Franz Kafka (1883-1924) escribió entre 1917 y primer semestre de 1918 unos apuntes en formato pequeño denominados Cuadernos en octavo (Alianza, 2018). Estos apuntes terminan en una selección de aforismos realizada por el mismo escritor. La mayoría de ellos aparecen en los cuadernos G y H.
Tengo especial querencia por los escritos aforísticos, así que me lancé a su lectura. Los leí muchas veces y en varios tonos: en la mañana, en la tarde, en la noche; despacio, rápido, deletreándolos. Aún sigo rumiándolos. Cada cierto tramo un fogonazo de luz. En todo caso, son aforismos muy kafkianos; me temo que llego tarde para intentar una cabal comprensión de ellos.
Probablemente hay que meterse muy en lo hondo de la biografía de Kafka, en sus lecturas, en los autores que frecuentó para lograr un entendimiento logrado del sentido de sus dichos. Un aforismo, por lo demás, no lo dice todo; más bien insinúa, bosqueja a mano alzada la visión de su autor.
En el caso de Kafka, sus aforismos no están en la punta visible del iceberg, sino en el cuerpo oculto por las aguas del drama humano. “Hay una meta -dirá nuestro autor-, pero no un camino; lo que llamamos meta es vacilación”. No encontraremos en sus dichos los slogans de cierto voluntarismo triunfalista, ni la precisión suiza del hombre de negocios que pide resultados y beneficios. En los aforismos de Kafka hay vacilaciones, balbuceos, inseguridades.
Aclaremos, no es un simple vagabundeo verbal, hay metas: felicidad, verdad, Paraíso, amor.
“El hombre -escribe Kafka- no puede vivir sin una confianza constante en algo indestructible dentro de él, aunque tanto lo indestructible como la confianza pueden permanecer constantemente ocultos a él. Una de las posibilidades de expresión de ese permanecer oculto es la fe en un Dios personal”. Kafka es más bien de talante agnóstico, aunque conocía las tradiciones judías y el cristianismo. Precisamente, mientras escribía sus Cuadernos en octavo leía El instante de Kierkegaard, conjunto de artículos en el que el filósofo danés critica duramente a la “cristiandad” formal, opio del cristianismo vivo que defendía.

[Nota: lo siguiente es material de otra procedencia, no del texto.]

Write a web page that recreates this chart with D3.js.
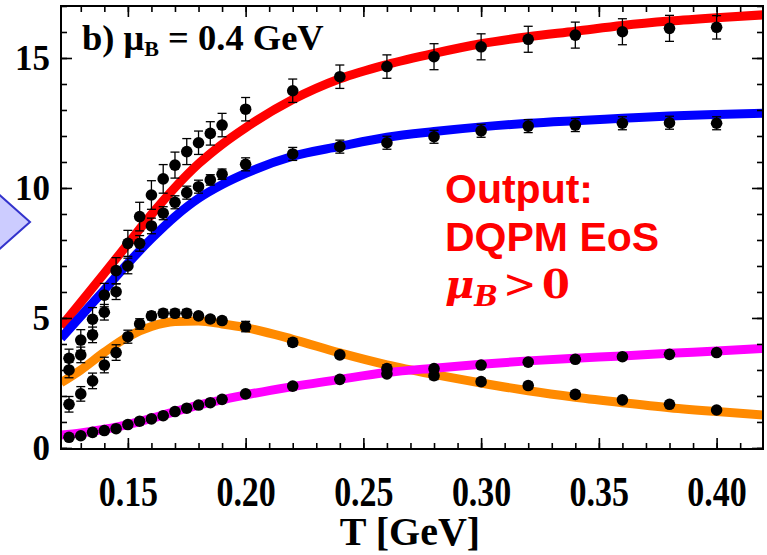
<!DOCTYPE html>
<html lang="en">
<head>
<meta charset="utf-8">
<script src="https://cdn.jsdelivr.net/npm/d3@7"></script>
<style type="text/css">
    body { margin: 0; background: #fff; }
    .axis path { display: none; }
    .axis line { stroke: black; stroke-width: 1.6px; }
    .axis text {
        font-family: "Liberation Serif", "Times New Roman", serif;
        font-weight: bold;
        fill: black;
    }
</style>
</head>
<body>
<script>
// temperatures of the lattice points (GeV)
const tData = [0.125, 0.13, 0.135, 0.14, 0.145, 0.15, 0.155, 0.16, 0.165, 0.17, 0.175,
               0.18, 0.185, 0.19, 0.20, 0.22, 0.24, 0.26, 0.28, 0.30, 0.32, 0.34, 0.36, 0.38, 0.40];

const redData = [3.45, 4.15, 4.95, 5.88, 6.82, 7.87, 8.9, 9.73, 10.35, 10.88, 11.4,
                 11.74, 12.1, 12.42, 13.03, 13.74, 14.28, 14.67, 15.05, 15.43, 15.72, 15.88, 16.01, 16.14, 16.18];
const redErr = [0.35, 0.4, 0.45, 0.45, 0.5, 0.5, 0.55, 0.55, 0.55, 0.5, 0.5,
                0.45, 0.45, 0.45, 0.45, 0.45, 0.45, 0.45, 0.5, 0.5, 0.5, 0.5, 0.5, 0.5, 0.45];

const blueData = [3.0, 3.58, 4.35, 5.22, 6.01, 7.0, 7.87, 8.54, 9.03, 9.45, 9.82,
                  10.05, 10.31, 10.53, 10.91, 11.31, 11.59, 11.74, 11.97, 12.2, 12.38, 12.42, 12.49, 12.51, 12.49];
const blueErr = [0.3, 0.3, 0.3, 0.3, 0.3, 0.3, 0.3, 0.3, 0.25, 0.25, 0.25,
                 0.25, 0.2, 0.2, 0.25, 0.25, 0.25, 0.25, 0.25, 0.25, 0.25, 0.25, 0.25, 0.25, 0.25];

const orangeData = [1.68, 2.08, 2.58, 3.19, 3.67, 4.28, 4.77, 5.08, 5.18, 5.18, 5.18,
                    5.08, 4.96, 4.9, 4.67, 4.06, 3.58, 3.05, 2.78, 2.55, 2.4, 2.06, 1.85, 1.68, 1.46];
const orangeErr = [0.3, 0.28, 0.3, 0.3, 0.3, 0.25, 0.2, 0.15, 0.15, 0.15, 0.15,
                   0.12, 0.12, 0.12, 0.2, 0.15, 0.12, 0.15, 0.15, 0.12, 0.12, 0.12, 0.1, 0.08, 0.08];

const magentaData = [0.41, 0.47, 0.60, 0.67, 0.74, 0.90, 1.03, 1.12, 1.24, 1.40, 1.53,
                     1.65, 1.74, 1.87, 2.08, 2.38, 2.64, 2.85, 3.05, 3.19, 3.3, 3.41, 3.51, 3.6, 3.67];
const magentaErr = [0.06, 0.06, 0.06, 0.06, 0.06, 0.06, 0.06, 0.06, 0.06, 0.06, 0.06,
                    0.06, 0.06, 0.06, 0.06, 0.06, 0.06, 0.06, 0.06, 0.06, 0.06, 0.06, 0.06, 0.06, 0.06];

// DQPM curves
const tCurve = [0.1216, 0.13, 0.14, 0.15, 0.16, 0.17, 0.18, 0.19, 0.20, 0.22, 0.24,
                0.26, 0.28, 0.30, 0.32, 0.34, 0.36, 0.38, 0.40, 0.42];
const redCurve = [4.67, 5.6, 6.72, 7.85, 8.98, 10.02, 10.93, 11.68, 12.32, 13.4, 14.2,
                  14.75, 15.18, 15.55, 15.82, 16.03, 16.25, 16.42, 16.55, 16.66];
const blueCurve = [4.22, 5.07, 6.08, 7.1, 8.05, 8.9, 9.6, 10.13, 10.56, 11.22, 11.6,
                   11.95, 12.17, 12.35, 12.49, 12.59, 12.68, 12.77, 12.83, 12.88];
const orangeCurve = [2.51, 3.0, 3.68, 4.28, 4.67, 4.86, 4.88, 4.77, 4.63, 4.18, 3.66,
                     3.2, 2.83, 2.5, 2.2, 1.95, 1.74, 1.55, 1.4, 1.27];
const magentaCurve = [0.5, 0.58, 0.72, 0.9, 1.14, 1.4, 1.65, 1.85, 2.04, 2.36, 2.64,
                      2.9, 3.07, 3.22, 3.35, 3.45, 3.54, 3.64, 3.73, 3.83];

const xMajor = [0.15, 0.20, 0.25, 0.30, 0.35, 0.40];
const xMinor = d3.range(13, 42).map(d => d / 100);
const yMajor = [0, 5, 10, 15];
const yMinor = d3.range(0, 18);

let w = 767, h = 555;
let pLeft = 61, pRight = 763, pTop = 6, pBottom = 449;

let svg = d3.select("body").append("svg")
    .attr("width", w)
    .attr("height", h);

let xScale = d3.scaleLinear().domain([0.1216, 0.4197]).range([pLeft, pRight]);
let yScale = d3.scaleLinear().domain([-0.04, 17]).range([pBottom, pTop]);

// lavender arrow tip from the neighbouring panel
svg.append("polygon")
    .attr("points", "-5,191 30,222 -5,253")
    .attr("fill", "#ccccff")
    .attr("stroke", "#3333cc")
    .attr("stroke-width", 2);

svg.append("clipPath").attr("id", "plot")
    .append("rect")
    .attr("x", pLeft).attr("y", pTop)
    .attr("width", pRight - pLeft).attr("height", pBottom - pTop);

// curves
let curves = [
    {c: redCurve, color: "#ff0000"},
    {c: blueCurve, color: "#0000ff"},
    {c: orangeCurve, color: "#ff8a00"},
    {c: magentaCurve, color: "#ff00ff"}
];
let line = d3.line()
    .x((d, i) => xScale(tCurve[i]))
    .y(d => yScale(d))
    .curve(d3.curveMonotoneX);

svg.append("g").attr("clip-path", "url(#plot)")
    .selectAll("path")
    .data(curves)
    .enter()
    .append("path")
    .attr("d", d => line(d.c))
    .attr("fill", "none")
    .attr("stroke", d => d.color)
    .attr("stroke-width", 9)
    .attr("stroke-linecap", "butt");

// lattice points with error bars
let series = [
    {v: redData, e: redErr},
    {v: blueData, e: blueErr},
    {v: orangeData, e: orangeErr},
    {v: magentaData, e: magentaErr}
];
let points = [];
series.forEach(s => {
    tData.forEach((t, i) => points.push({t: t, v: s.v[i], e: s.e[i]}));
});

let bars = svg.append("g")
    .attr("stroke", "black")
    .attr("stroke-width", 1.3);
bars.selectAll("line.v")
    .data(points)
    .enter()
    .append("line")
    .attr("x1", d => xScale(d.t)).attr("x2", d => xScale(d.t))
    .attr("y1", d => yScale(d.v - d.e)).attr("y2", d => yScale(d.v + d.e));
[-1, 1].forEach(sign => {
    bars.selectAll("line.cap" + sign)
        .data(points)
        .enter()
        .append("line")
        .attr("x1", d => xScale(d.t) - 4.5).attr("x2", d => xScale(d.t) + 4.5)
        .attr("y1", d => yScale(d.v + sign * d.e)).attr("y2", d => yScale(d.v + sign * d.e));
});

svg.append("g")
    .selectAll("circle")
    .data(points)
    .enter()
    .append("circle")
    .attr("cx", d => xScale(d.t))
    .attr("cy", d => yScale(d.v))
    .attr("r", 5.8)
    .attr("fill", "black");

// ticks on all four sides, pointing inward
svg.append("g").attr("class", "axis")
    .attr("transform", "translate(0," + pBottom + ")")
    .call(d3.axisBottom(xScale).tickValues(xMinor).tickSize(-6).tickFormat(""));
let xAx = svg.append("g").attr("class", "axis")
    .attr("transform", "translate(0," + pBottom + ")")
    .call(d3.axisBottom(xScale).tickValues(xMajor).tickSize(-11).tickFormat(d3.format(".2f")));
xAx.selectAll("text")
    .attr("y", null).attr("dy", null)
    .attr("font-size", 34)
    .attr("transform", "translate(0,57) scale(1,1.26)");

svg.append("g").attr("class", "axis")
    .attr("transform", "translate(0," + pTop + ")")
    .call(d3.axisTop(xScale).tickValues(xMinor).tickSize(-6).tickFormat(""));
svg.append("g").attr("class", "axis")
    .attr("transform", "translate(0," + pTop + ")")
    .call(d3.axisTop(xScale).tickValues(xMajor).tickSize(-11).tickFormat(""));

svg.append("g").attr("class", "axis")
    .attr("transform", "translate(" + pLeft + ",0)")
    .call(d3.axisLeft(yScale).tickValues(yMinor).tickSize(-6).tickFormat(""));
let yAx = svg.append("g").attr("class", "axis")
    .attr("transform", "translate(" + pLeft + ",0)")
    .call(d3.axisLeft(yScale).tickValues(yMajor).tickSize(-11).tickPadding(11).tickFormat(d3.format("d")));
yAx.selectAll("text")
    .attr("font-size", 35)
    .attr("dy", "0.34em");

svg.append("g").attr("class", "axis")
    .attr("transform", "translate(" + pRight + ",0)")
    .call(d3.axisRight(yScale).tickValues(yMinor).tickSize(-6).tickFormat(""));
svg.append("g").attr("class", "axis")
    .attr("transform", "translate(" + pRight + ",0)")
    .call(d3.axisRight(yScale).tickValues(yMajor).tickSize(-11).tickFormat(""));

svg.append("rect")
    .attr("x", pLeft).attr("y", pTop)
    .attr("width", pRight - pLeft).attr("height", pBottom - pTop)
    .attr("fill", "none")
    .attr("stroke", "black")
    .attr("stroke-width", 2);

// panel title
let title = svg.append("text")
    .attr("x", 82).attr("y", 50)
    .attr("font-family", "Liberation Serif, Times New Roman, serif")
    .attr("font-weight", "bold")
    .attr("font-size", 36.5);
title.append("tspan").text("b) \u03bc");
title.append("tspan").attr("font-size", 22).attr("dy", 6).text("B");
title.append("tspan").attr("dy", -6).text(" = 0.4 GeV");

// x axis title
svg.append("text")
    .attr("x", 410).attr("y", 545)
    .attr("text-anchor", "middle")
    .attr("font-family", "Liberation Serif, Times New Roman, serif")
    .attr("font-weight", "bold")
    .attr("font-size", 40)
    .text("T [GeV]");

// red annotation
let note = svg.append("g").attr("fill", "#ff0000");
note.append("text")
    .attr("x", 445).attr("y", 203)
    .attr("font-family", "Liberation Sans, Arial, sans-serif")
    .attr("font-weight", "bold").attr("font-size", 41)
    .text("Output:");
note.append("text")
    .attr("x", 445).attr("y", 251)
    .attr("font-family", "Liberation Sans, Arial, sans-serif")
    .attr("font-weight", "bold").attr("font-size", 41)
    .text("DQPM EoS");
let mu = note.append("text")
    .attr("x", 445).attr("y", 298)
    .attr("font-family", "DejaVu Serif, serif")
    .attr("font-weight", "bold").attr("font-size", 40);
mu.append("tspan").attr("font-style", "italic").text("\u03bc");
mu.append("tspan").attr("font-style", "italic").attr("font-size", 28).attr("dy", 8).text("B");
mu.append("tspan").attr("x", 503).attr("dy", -8)
    .attr("font-family", "DejaVu Sans, sans-serif").attr("font-weight", "normal").text(">");
mu.append("tspan").attr("x", 542).text("0");
</script>
</body>
</html>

Aunque el gozo le fuera esquivo, anota: “Teóricamente hay una perfecta posibilidad de ser feliz: creer en lo indestructible en uno mismo y no aspirar a ello”. ¿Cómo es esto de creer y no aspirar a lo indestructible? Pues el psiquiatra vienés Viktor Frankl, un poco después, dirá lo mismo: la felicidad se la consigue no de modo directo, sino oblicuo. Dicho en otras palabras, el mejor sistema de no conseguir la felicidad es ir en su busca descaradamente en primera intención. La felicidad reclama paciencia, ella llega a poquitos, ni se compra ni viene en enlatados. De allí que Kafka sentencie: “El amor sensual no nos deja ver el celestial; por sí solo no podría hacerlo, pero como tiene inconscientemente en sí mismo el elemento del amor celestial, sí puede”. Concuerdo. Al Cielo llegamos por las criaturas terrenales, en ellas hay un quid divino que, desde luego, puede ser bloqueado o asfixiado por las zarzas del camino o el terreno rocoso. En el amor, eros y ágape se dan la mano, después de todo, en palabras de un santo de nuestro tiempo: la felicidad del cielo es para los que saben ser felices aquí en la tierra.
Leer los aforismos de Kafka ha sido una tarea ardua, de días y semanas. Sin la ayuda de Charles Moeller, en sus más de 100 páginas dedicadas a la obra y vida de Kafka, me habría rendido en la primera ojeada. El lector que se acerque a estos breves escritos encontrará faros de luz potentes, recovecos oscuros, solares ininteligibles. Para no morir en el intento, conviene revestirse de paciencia, mucha paciencia.